The attacks, said to be the deadliest on the Coptic Christian minority in recent times, followed a Cairo church bombing in December and came weeks before a planned visit by Pope Francis to show support for Egypt’s Christian minority.

The first bombing struck the Mar Girgis church in the city of Tanta, north of Cairo, killing 27 people, the health ministry said.

“I just felt fire grabbing my face. I pushed my brother who was sitting next to me and then I heard people saying ‘explosion’,” a wounded witness said in hospital.

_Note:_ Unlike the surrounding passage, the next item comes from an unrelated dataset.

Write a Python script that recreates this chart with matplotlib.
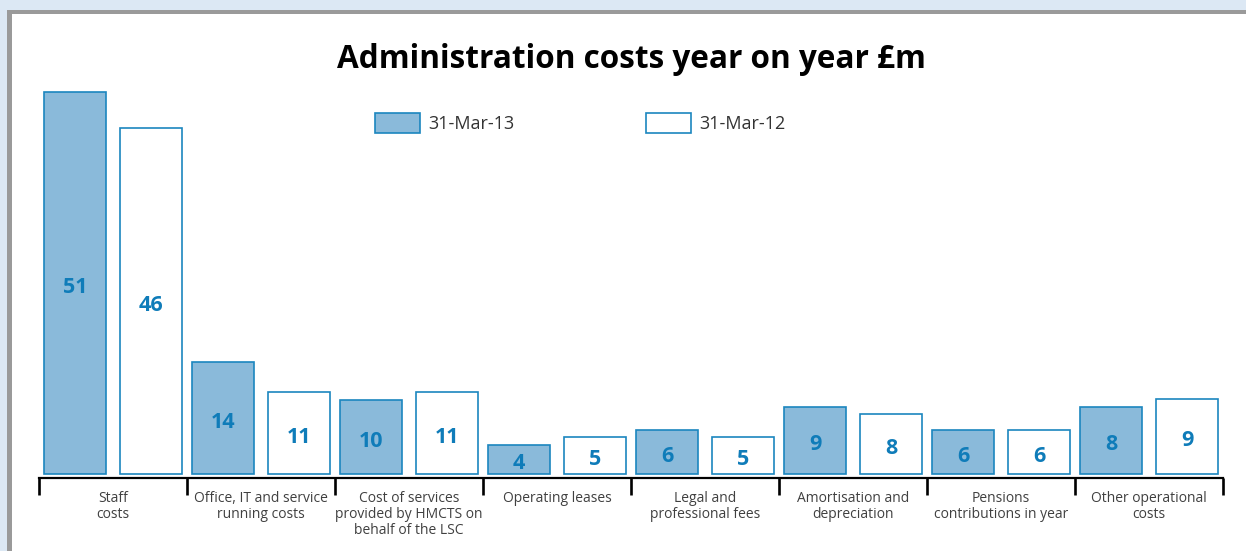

Emergency services had scrambled to the scene when another blast rocked Saint Mark’s church in Alexandria where Coptic Pope Tawadros II had been leading a Palm Sunday service. Sixteen people, including three police officers were killed in that attack, which the interior ministry said was caused by a suicide bomber who blew himself up when police prevented him from entering the church.

At least 78 people were wounded in Tanta and 40 in Alexandria, the health ministry said. Officials denounced the violence as an attempt to sow divisions in Egypt, and Francis sent his “deep condolences” to Tawadros.

IS claimed that its “squads” carried out both attacks, in a statement by its self-styled Amaq news agency published on social media. There were bloodstains on the floor of the church in Tanta, next to shredded wooden benches. State television reported that the interior minister sacked the provincial head of security and replaced him after the attack.

On March 29, the Mar Girgis church’s Facebook page said a “suspicious” device had been found outside the building that security services removed. Worshippers had been celebrating Palm Sunday, one of the holiest days in the Christian calendar, marking Jesus’s triumphant entrance to Jerusalem.

Copts, who make up about one tenth of Egypt’s population of more than 92 million and celebrate Easter next weekend, have been targeted by several attacks in the recent months.

Jihadists and Islamists accuse Copts of supporting the military overthrow of Islamist president Mohamed Morsi in 2013, which ushered in a deadly crackdown on his supporters. The bombing of the church within a compound that also holds the seat of the Coptic papacy was the deadliest attack against the minority in recent memory.